Chris Pine "hadn't thought about directing" until the COVID-19 pandemic.

Chris Pine has made his directorial debut with Poolman

Chris Pine has made his directorial debut with Poolman

The 43-year-old actor has made his name in movies like 'Wonder Woman' and the 'Star Trek' reboot film series but decided to direct, write and star in the new movie 'Poolman' - which follows an LA pool cleaner as he is approached by a femme fatale to help uncover corruption in a shady business deal - whilst the world was in lockdown.

He told MovieFone: "I've never thought about directing, and the stars aligned because of COVID, really.
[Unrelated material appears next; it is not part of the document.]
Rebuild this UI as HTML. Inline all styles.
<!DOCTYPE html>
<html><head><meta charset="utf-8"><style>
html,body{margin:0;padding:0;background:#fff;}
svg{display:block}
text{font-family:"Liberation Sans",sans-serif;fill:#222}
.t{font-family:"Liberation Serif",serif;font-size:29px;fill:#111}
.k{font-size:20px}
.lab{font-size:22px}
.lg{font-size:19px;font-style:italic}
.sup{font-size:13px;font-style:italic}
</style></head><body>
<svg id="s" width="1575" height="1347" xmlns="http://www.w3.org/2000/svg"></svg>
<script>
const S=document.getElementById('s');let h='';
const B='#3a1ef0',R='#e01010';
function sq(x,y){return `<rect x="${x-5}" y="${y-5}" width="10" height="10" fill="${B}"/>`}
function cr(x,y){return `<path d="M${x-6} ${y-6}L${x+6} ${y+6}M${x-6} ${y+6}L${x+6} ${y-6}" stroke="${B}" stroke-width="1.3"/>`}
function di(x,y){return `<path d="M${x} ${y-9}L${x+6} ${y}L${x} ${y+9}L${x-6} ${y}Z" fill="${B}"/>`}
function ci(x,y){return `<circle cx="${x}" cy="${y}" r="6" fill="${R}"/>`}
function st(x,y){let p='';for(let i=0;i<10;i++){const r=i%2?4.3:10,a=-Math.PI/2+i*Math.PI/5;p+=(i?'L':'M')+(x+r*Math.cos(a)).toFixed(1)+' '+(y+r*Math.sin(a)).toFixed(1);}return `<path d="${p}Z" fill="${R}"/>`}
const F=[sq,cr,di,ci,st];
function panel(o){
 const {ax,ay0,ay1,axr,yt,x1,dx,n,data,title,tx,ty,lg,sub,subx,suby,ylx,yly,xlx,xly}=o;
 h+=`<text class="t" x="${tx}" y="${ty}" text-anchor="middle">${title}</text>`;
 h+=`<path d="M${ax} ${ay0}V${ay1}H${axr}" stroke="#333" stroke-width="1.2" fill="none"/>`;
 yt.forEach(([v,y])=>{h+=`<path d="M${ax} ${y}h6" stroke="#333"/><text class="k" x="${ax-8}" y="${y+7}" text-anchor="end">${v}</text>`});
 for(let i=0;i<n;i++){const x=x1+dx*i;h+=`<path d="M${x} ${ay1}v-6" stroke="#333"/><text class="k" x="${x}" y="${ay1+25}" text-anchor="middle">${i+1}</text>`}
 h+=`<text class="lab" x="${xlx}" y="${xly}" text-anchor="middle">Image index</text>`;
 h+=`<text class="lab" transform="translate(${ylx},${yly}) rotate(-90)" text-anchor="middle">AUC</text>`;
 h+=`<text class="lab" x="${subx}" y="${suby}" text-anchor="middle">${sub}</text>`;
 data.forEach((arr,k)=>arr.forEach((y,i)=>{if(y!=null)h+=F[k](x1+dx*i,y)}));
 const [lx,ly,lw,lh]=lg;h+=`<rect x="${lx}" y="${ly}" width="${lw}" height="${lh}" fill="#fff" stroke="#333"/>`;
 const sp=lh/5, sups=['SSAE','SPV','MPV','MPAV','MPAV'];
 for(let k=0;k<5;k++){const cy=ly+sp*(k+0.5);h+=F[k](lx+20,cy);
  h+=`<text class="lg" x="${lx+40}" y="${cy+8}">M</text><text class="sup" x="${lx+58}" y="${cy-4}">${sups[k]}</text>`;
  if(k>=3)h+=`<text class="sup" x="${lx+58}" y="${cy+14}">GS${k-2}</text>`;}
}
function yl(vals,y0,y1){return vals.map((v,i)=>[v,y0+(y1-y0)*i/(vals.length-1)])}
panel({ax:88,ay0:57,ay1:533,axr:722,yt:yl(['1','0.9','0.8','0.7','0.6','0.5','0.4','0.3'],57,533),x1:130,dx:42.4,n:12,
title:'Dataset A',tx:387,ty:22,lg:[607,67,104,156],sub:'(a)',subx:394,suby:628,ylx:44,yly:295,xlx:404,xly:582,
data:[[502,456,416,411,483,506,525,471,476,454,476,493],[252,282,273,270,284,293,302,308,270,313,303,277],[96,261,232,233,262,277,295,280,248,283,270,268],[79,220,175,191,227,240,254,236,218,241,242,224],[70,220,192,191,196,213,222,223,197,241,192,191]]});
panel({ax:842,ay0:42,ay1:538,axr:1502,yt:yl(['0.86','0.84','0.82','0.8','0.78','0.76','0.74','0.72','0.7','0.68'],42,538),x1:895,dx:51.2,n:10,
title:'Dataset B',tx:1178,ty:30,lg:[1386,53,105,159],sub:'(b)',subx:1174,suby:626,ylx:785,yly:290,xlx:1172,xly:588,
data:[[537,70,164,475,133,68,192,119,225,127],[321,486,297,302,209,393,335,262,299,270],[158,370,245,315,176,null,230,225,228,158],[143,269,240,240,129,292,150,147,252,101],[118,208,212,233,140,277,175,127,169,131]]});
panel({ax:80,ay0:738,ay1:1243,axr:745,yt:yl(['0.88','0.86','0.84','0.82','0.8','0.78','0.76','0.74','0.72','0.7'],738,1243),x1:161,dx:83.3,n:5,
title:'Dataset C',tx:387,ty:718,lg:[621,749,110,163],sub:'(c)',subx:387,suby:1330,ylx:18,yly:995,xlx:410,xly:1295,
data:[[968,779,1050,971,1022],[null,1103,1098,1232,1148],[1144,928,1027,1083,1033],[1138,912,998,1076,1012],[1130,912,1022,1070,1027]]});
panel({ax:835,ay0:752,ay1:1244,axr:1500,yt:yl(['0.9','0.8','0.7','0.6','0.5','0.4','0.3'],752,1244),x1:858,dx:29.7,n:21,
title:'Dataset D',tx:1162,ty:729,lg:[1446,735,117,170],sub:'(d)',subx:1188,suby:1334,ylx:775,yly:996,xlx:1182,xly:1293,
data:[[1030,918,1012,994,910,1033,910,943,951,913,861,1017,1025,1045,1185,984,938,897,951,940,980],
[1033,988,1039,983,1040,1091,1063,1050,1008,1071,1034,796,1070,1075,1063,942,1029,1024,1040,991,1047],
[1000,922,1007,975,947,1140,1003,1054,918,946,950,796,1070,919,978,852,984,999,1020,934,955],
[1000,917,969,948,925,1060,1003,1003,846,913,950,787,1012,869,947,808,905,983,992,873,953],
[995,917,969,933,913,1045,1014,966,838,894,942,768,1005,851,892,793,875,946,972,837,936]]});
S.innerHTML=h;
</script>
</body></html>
I had an idea for a pool man named Darren Barrenman that shot around in my brain for two years. Then COVID hit and I was bored and going through a lot of stuff personally. I decided to make it happen, and I tried to hire a writer, but he didn't really work out, so I decided to write it with my writing partner. Then as I was writing it, I was thinking about it visually, so then it just felt like what I had to do."
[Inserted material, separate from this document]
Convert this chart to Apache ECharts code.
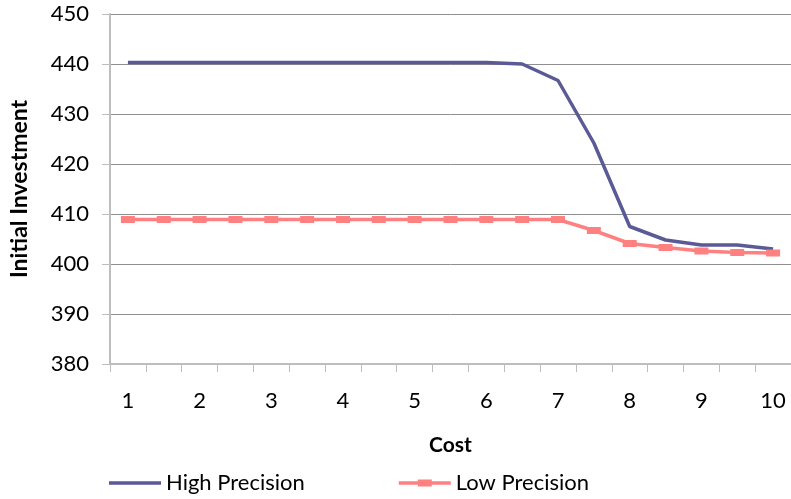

The 'Wish' star decided to follow the age-old advice of "writing what you know" so came up with a story that follows failed actors and directors in Hollywood because that was the world he grew up in and described the film as his "ode" to the ones who never made it big.

He said: "They say write about what you know, so I wrote about Los Angeles and about actors and failed actors and directors and failed directors. It was just the world that I grew up in in Los Angeles, which was kind of one foot on the “Boulevard of Dreams” and one foot in the “Boulevard of Broken Dreams.” So, I know this adjacent Hollywood that people know that's the deep Valley, that's actors trying to make a buck, who aren't getting hired. This is my ode less to Los Angeles in many ways, and my ode to them, the people that come to this city and want to be famous and to have their stories heard, and don't. I'm also a big preservation buff and a lover of Los Angeles architecture of old and not of what we're doing now. I'm a lover of what we call the red trolley car system back in the day, which if you've seen ‘Who Framed Roger Rabbit’ you know how that story went. This is my ode to a time in Los Angeles that I love and to a version of Los Angeles that I'm familiar with."